His changing face — bleached or suffering from vitiligo? The hyperbaric oxygen chamber designed to slow his aging. He denied it on "Oprah" in 1993, as well as bleaching his skin. He also denied buying the bones of the Elephant Man. But we all saw him dangling the baby over the hotel railing four stories up.

We say goodbye to both Michaels, now. We take all that weird but mostly sad baggage. And we dump it. We don’t think about the cardiac arrest, the reports of propofol, lorazepam and midazolam (he went from creating chemistry to becoming it), and charges of homicide. 

We dump it all, because death asks our forbearance. Death forces us to say goodbye to what was good. Watching Jackson in rehearsal, it’s hardly a stretch.
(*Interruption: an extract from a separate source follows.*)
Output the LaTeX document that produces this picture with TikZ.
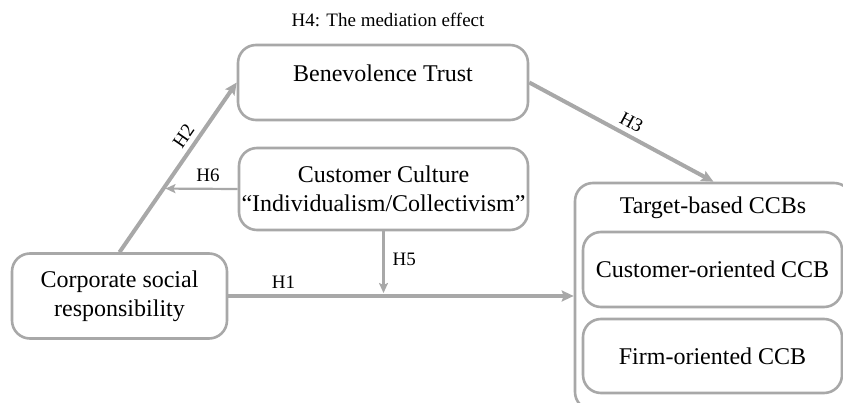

To watch him in this movie is to see — and yet never quite fully capture, and that’s the mystique of it — what all the fuss has always been about.

Just watch the shoes. I did that for a while. The way the heel rises like a metronome. The way those feet squiggle so that he seems to ice skate everywhere. Then try to watch the wave that goes from his flicking fingers through the hips, along the legs and back to those shoes again.

You’ll never get it. It’s ineffable, what he does. What he did. There’s a reason he’s up there and we’re all down here.

It’s saddening and touching to see him so completely at home in such a public place. You realize he only ever had one home: the stage. His real homes, like Neverland, they were the nightmares. So it’s oddly comforting to see him caught in time, still seemingly alive, as he works tirelessly to perfect those steps. As he leaves such a powerful effect on the dancers, choreographers, musicians and other support people around him.

The applause they give him is spontaneous and full-hearted. And amid this warm bath of appreciation, it’s easy to celebrate the pure joy at the heart of this little boy, this 50-year-old boy, forever moon walking in the skies outside Wendy Darling’s bedroom window.